First, let’s examine what we
want:
- It should be predictable (i.e. have reasonable defaults for every circumstance).
- It should be interactive and configurable, for when the reasonable defaults do not describe what you want.
- It should be obvious at-a-glance what is going to be produced.
- We want something which is an involution; i.e. every program can be exported, imported, and exported again and you will receive the same program. This sounds easy, but I believe every single program editor today fails at this one. This means overriding the reasonable defaults on import.
I note the absence of backwards-compatibility with existing text formats. There are too many of them, and all of them suck. A good effort should be made to do something intelligent with them-- and indeed, many of them made their way into the tokens sheet as
variants, so properly supporting the token sheet would be an intelligent thing, but it is not a priority of mine.
Let’s learn from how the existing options with the widest adoption fail to meet these common-sense wants.
SourceCoder&TokenIDE maximally-munch tokens regardless of context (though there is a little bit of extra sauce to handle backslash-escaped tokens). This is a significant problem; it does not do what the user expects. Consider the case of an English-speaking program author writing menus, which is then downloaded by someone with their calculator language set to French. If the program contains
and in a menu, as it is likely to do, the French calculator will display a sentence which is entirely in English, except for one word in French. This is exacerbated by tokens like
LEFT and
RED existing only on certain calculators, and even further more by the fact that the token translations may now cause some lines of text to run off the screen- you need to know
all of the tokens and
all of their translations in order to know what your program will look like, but that’s pretty obviously the entire point of having tools like the editor. What’s more, if TI decides to add a new token in a future OS release, it might retroactively change what sequence of tokens a string is tokenized into. This is why having history-aware token sheets is important.
The TI-Planet Project Builder does something smarter: it maximally-munches while out of strings and minimally munches while in them. This breaks a different set of uses; TI allows you to execute some code stored in strings and if that code is minimally munched it will
ERR:SYNTAX. Furthermore,
Send( does
some amount of string interpolation for some reason (I think an intelligent editor should do intelligent things here), and minimally munching also breaks that.

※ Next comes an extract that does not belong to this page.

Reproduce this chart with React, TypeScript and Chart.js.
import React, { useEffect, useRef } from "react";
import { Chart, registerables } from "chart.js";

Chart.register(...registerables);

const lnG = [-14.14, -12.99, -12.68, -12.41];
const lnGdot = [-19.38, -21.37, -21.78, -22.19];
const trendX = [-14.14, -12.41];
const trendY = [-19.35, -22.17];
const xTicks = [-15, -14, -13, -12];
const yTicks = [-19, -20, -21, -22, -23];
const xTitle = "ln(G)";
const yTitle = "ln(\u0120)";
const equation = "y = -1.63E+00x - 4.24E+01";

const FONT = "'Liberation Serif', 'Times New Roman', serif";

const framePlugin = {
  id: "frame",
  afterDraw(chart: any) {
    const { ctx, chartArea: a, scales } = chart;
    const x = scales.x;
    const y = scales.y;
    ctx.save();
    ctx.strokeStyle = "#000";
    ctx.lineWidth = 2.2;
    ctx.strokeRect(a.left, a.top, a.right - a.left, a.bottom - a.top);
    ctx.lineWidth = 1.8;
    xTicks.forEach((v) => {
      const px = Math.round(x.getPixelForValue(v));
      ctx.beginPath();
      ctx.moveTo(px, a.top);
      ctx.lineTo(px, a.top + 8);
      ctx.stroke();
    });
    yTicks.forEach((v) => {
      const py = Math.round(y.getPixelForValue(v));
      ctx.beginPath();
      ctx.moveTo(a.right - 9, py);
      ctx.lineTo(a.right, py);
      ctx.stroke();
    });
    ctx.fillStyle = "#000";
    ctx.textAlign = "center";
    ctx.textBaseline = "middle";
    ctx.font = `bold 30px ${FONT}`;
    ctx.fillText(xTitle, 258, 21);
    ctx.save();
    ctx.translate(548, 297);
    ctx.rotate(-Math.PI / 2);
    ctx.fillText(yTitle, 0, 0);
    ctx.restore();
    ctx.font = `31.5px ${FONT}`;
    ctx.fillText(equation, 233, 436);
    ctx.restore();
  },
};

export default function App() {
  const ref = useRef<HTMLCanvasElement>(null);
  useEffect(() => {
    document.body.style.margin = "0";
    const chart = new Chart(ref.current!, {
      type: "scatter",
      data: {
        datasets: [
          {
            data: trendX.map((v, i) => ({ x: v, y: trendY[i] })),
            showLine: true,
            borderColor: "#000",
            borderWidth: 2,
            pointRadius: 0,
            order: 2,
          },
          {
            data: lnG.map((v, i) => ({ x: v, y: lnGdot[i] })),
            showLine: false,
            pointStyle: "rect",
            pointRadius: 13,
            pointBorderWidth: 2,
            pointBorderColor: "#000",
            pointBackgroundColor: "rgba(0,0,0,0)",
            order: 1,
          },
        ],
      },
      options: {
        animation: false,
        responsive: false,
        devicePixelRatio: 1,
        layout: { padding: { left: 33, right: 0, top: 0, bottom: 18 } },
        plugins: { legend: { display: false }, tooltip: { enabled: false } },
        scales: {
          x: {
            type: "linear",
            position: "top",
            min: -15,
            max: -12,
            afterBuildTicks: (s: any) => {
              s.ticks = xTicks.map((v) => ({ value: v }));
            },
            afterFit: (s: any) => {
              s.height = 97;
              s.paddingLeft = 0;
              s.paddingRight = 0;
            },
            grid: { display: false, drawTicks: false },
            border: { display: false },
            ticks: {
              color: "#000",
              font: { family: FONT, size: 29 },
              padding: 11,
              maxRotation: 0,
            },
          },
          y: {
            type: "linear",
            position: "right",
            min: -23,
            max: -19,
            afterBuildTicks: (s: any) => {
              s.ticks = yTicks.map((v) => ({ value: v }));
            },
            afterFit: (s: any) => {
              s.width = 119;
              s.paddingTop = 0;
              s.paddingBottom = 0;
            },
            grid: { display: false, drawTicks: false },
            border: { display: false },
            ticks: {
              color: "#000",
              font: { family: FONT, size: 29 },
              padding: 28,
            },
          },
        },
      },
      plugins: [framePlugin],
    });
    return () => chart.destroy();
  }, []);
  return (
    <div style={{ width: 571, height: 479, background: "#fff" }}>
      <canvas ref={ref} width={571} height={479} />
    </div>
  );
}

The prevailing consensus is that tokens
<-> pure text is a lost cause if you want the plain text to match what you see on-calculator; there must be an additional layer of information to resolve these problems. There are two distinct reasons why someone would want a textual format for their tokens. The first way is to communicate with others; I think just exporting a list of token
displays or
accessibles (to use the attributes defined in the sheets) is the best way to do this. I much prefer this option because it is extremely obvious what is going on and reasonably backwards-compatible. Humans will figure out what tokens to use where and it looks pretty in a forum post, and it’s reasonable to expect a token editor to make a good attempt at parsing this (minimal munching in strings except when it’s obviously code and maximal munching in code counts as a good attempt in my book)
The second use of tokens-as-text requires a bit more subtlety and it is where round-trip accuracy is imperative. I would like to be able to use git to version my projects, and an IDE is singularly capable of handling both setting up the repository well, and saving and loading all files. commandblockguy and Tari independently proposed a
delimited format. I’m ambivalent on using this in general, but I think this is an excellent use-case for it. So long as all contributors are using the IDE, you get nice diffs and such. Our token sheets
require that
accessible names are unique, so I propose
U+200C-separated
accessible names as a good hybrid of human and machine readability for version control.
Token editors should operate on the tokenized form internally and convert to text only when necessary (i.e for displaying and exporting). This is backwards from what the existing software does but is the
most reasonable way to ensure round-trip integrity.
As for display, TokenIDE’s token-underlining feature is perhaps its greatest strength. Wavejumper, KG, and I discussed this in HCWP recently, actually, and had the idea that text strings which are being minimally munched but could be maximally munched could get a dotted underline, and users could right-click to switch between minimal and maximal munching
That’s
pretty much everything, though I did not provide
every reason why I like the system I described; please ask me to clarify things which are unclear. I removed a couple sections from initial drafts for brevity!